━━━━━ Supplied information ━━━━━

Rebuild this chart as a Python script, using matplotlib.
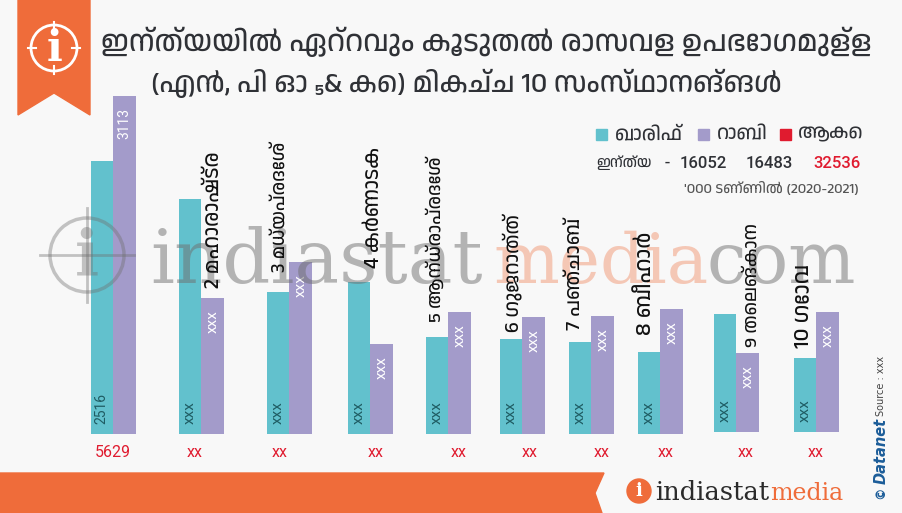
import matplotlib
matplotlib.use("Agg")
import matplotlib.pyplot as plt
from matplotlib.patches import Polygon, Circle, Rectangle
from matplotlib import font_manager as fm

# ---- data ----
ranks_states = ["2 മഹാരാഷ്ട്ര", "3 മധ്യപ്രദേശ്", "4 കർണാടക", "5 ആന്ധ്രാപ്രദേശ്", "6 ഗുജറാത്ത്",
                "7 പഞ്ചാബ്", "8 ബീഹാർ", "9 തെലങ്കാന", "10 ഗോവ"]
kharif = [2516, 2166, 1309, 1401, 894, 876, 848, 756, 1088, 677]
rabi = [3113, 1253, 1585, 830, 1124, 1078, 1088, 1152, 728, 1101]
kharif_labels = ["2516", "xxx", "xxx", "xxx", "xxx", "xxx", "xxx", "xxx", "xxx", "xxx"]
rabi_labels = ["3113", "xxx", "xxx", "xxx", "xxx", "xxx", "xxx", "xxx", "xxx", "xxx"]
total_labels = ["5629", "xx", "xx", "xx", "xx", "xx", "xx", "xx", "xx", "xx"]
india = ["16052", "16483", "32536"]
title_lines = ["ഇന്ത്യയിൽ ഏറ്റവും കൂടുതൽ രാസവള ഉപഭോഗമുള്ള", "(എൻ, പി ഓ ₅& കെ) മികച്ച 10 സംസ്ഥാനങ്ങൾ"]
legend_names = ["ഖാരിഫ്", "റാബി", "ആകെ"]

# ---- layout ----
group_x = [113, 201, 289, 370, 448, 522, 591, 660, 736, 816]
base = [0, 0, 0, 0, 0, 0, 0, 0, 18, 23]
total_x = [113, 195, 280, 376, 459, 530, 602, 666, 746, 816]
label_pos = [(213, 288), (280, 272), (373, 268), (435, 322), (512, 332), (575, 330), (645, 335), (752, 347), (803, 348)]
label_size = [15, 13.5, 15, 13.3, 14.2, 14.5, 16, 13.3, 16]
TEAL, PURPLE, RED, ORANGE = "#62c1cd", "#a39bca", "#e01b2f", "#ef6c3a"
DARK = "#2f3136"

ml = [f.name for f in fm.fontManager.ttflist if "malayalam" in f.name.lower() or "manjari" in f.name.lower()]
plt.rcParams["font.family"] = ml[:1] + ["Noto Sans", "DejaVu Sans"]

fig = plt.figure(figsize=(9.02, 5.13), dpi=100, facecolor="#f8f8f8")
ax = fig.add_axes([0, 0, 1, 1], zorder=1)
ax.set_xlim(0, 902)
ax.set_ylim(-728, 4000)
ax.axis("off")
deco = fig.add_axes([0, 0, 1, 1], zorder=2)
deco.set_xlim(0, 902)
deco.set_ylim(513, 0)
deco.axis("off")

W = 22.5
for i, x in enumerate(group_x):
    ax.bar(x - W / 2, kharif[i], W, bottom=base[i], color=TEAL, zorder=2)
    ax.bar(x + W / 2, rabi[i], W, bottom=base[i], color=PURPLE, zorder=2)
    ax.text(x - W / 2, base[i] + 90, kharif_labels[i], rotation=90, ha="center", va="bottom",
            fontsize=10 if i == 0 else 11, color="#1f5c63", family="Roboto", zorder=5)
    ax.text(x + W / 2, base[i] + rabi[i] - 110, rabi_labels[i], rotation=90, ha="center", va="top",
            fontsize=10 if i == 0 else 11, color="white", family="Roboto", zorder=5)
    ax.text(total_x[i], -175, total_labels[i], ha="center", va="center", fontsize=11.5,
            color=RED, family="Roboto", zorder=5)

# watermark
G = "#6f6f6f"
deco.add_patch(Circle((87, 255), 37, fill=False, ec=G, lw=2.5, alpha=.4))
deco.plot([40, 134], [255, 255], color=G, lw=2, alpha=.4)
deco.plot([87, 87], [208, 302], color=G, lw=2, alpha=.4)
deco.text(87, 257, "i", fontsize=46, family="DejaVu Serif", weight="bold", color=G, alpha=.4, ha="center", va="center")
deco.text(150, 283, "indiastat", fontsize=54, family="DejaVu Serif", color=G, alpha=.5, va="baseline")
deco.text(493, 283, "media", fontsize=50, family="DejaVu Serif", color=ORANGE, alpha=.35, va="baseline")
deco.text(707, 283, "com", fontsize=51, family="DejaVu Serif", color=G, alpha=.5, va="baseline")

# bookmark
deco.add_patch(Polygon([(18, 0), (90, 0), (90, 115), (54, 93), (18, 115)], color=ORANGE))
deco.add_patch(Circle((54, 48), 23, fill=False, ec="white", lw=2))
for a, b, c, d in [(54, 22, 54, 30), (54, 66, 54, 74), (28, 48, 36, 48), (72, 48, 80, 48)]:
    deco.plot([a, c], [b, d], color="white", lw=1.5)
deco.text(54, 49, "i", color="white", fontsize=30, weight="bold", family="DejaVu Serif", ha="center", va="center")

# title
deco.text(486, 42, title_lines[0], fontsize=21, color=DARK, ha="center", va="center")
deco.text(466, 83, title_lines[1], fontsize=20.3, color=DARK, ha="center", va="center")

# legend
for x0, c, name, tx in zip([596, 698, 780], [TEAL, PURPLE, RED], legend_names, [615, 717, 798]):
    deco.add_patch(Rectangle((x0, 129), 11, 11, color=c))
    deco.text(tx, 134, name, fontsize=14, color=DARK, va="center")
deco.text(596, 163, "ഇന്ത്യ", fontsize=10.5, color=DARK, va="center")
deco.text(667, 163, "-", fontsize=13, color=DARK, va="center", ha="center", family="Roboto")
for v, xr, c in zip(india, [727, 793, 861], [DARK, DARK, RED]):
    deco.text(xr, 163, v, fontsize=12, color=c, va="center", ha="right", family="Roboto", weight="medium")
deco.text(859, 188, "'000 ടണ്ണിൽ (2020-2021)", fontsize=10.5, color="#555555", va="center", ha="right")

# state labels
for t, (x, y), s in zip(ranks_states, label_pos, label_size):
    deco.text(x, y, t, rotation=90, fontsize=s, color="#111111", ha="center", va="bottom")

# bottom band and logo
deco.add_patch(Polygon([(0, 473), (604, 473), (595, 493), (602, 513), (0, 513)], color=ORANGE))
deco.add_patch(Circle((639, 491), 12, color=ORANGE))
deco.text(639, 491, "i", color="white", fontsize=13, weight="bold", family="DejaVu Serif", ha="center", va="center")
deco.text(655, 500, "indiastat", fontsize=18.5, family="DejaVu Serif", color="#2b2b2b", va="baseline")
deco.text(770, 500, "media", fontsize=17, family="DejaVu Serif", color=ORANGE, va="baseline")

# credits
deco.text(881, 499, "©", rotation=90, fontsize=9, color="#1c5d99", ha="center", va="bottom", weight="bold", family="DejaVu Sans")
deco.text(881, 484, "Datanet", rotation=90, fontsize=10.5, color="#1c5d99", ha="center", va="bottom", weight="heavy", style="italic", family="DejaVu Sans")
deco.text(881, 416, "Source : xxx", rotation=90, fontsize=7, color="#444444", ha="center", va="bottom", family="DejaVu Sans")

fig.savefig("out.png", dpi=100, facecolor=fig.get_facecolor())
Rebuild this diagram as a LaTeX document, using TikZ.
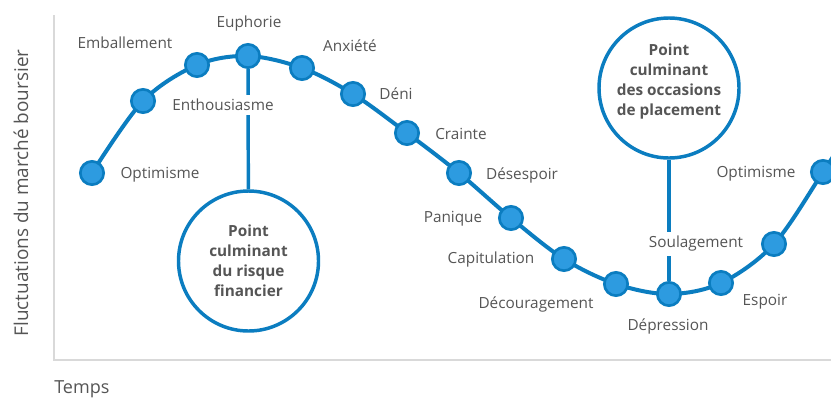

━━━━━

Return all lines with the word "matplotlib" in them.

▶ Solution for this exercise
Rebuild this chart as a Python script, using matplotlib.
import matplotlib
matplotlib.use("Agg")
import matplotlib.pyplot as plt
from matplotlib.patches import Polygon, Circle, Rectangle
from matplotlib import font_manager as fm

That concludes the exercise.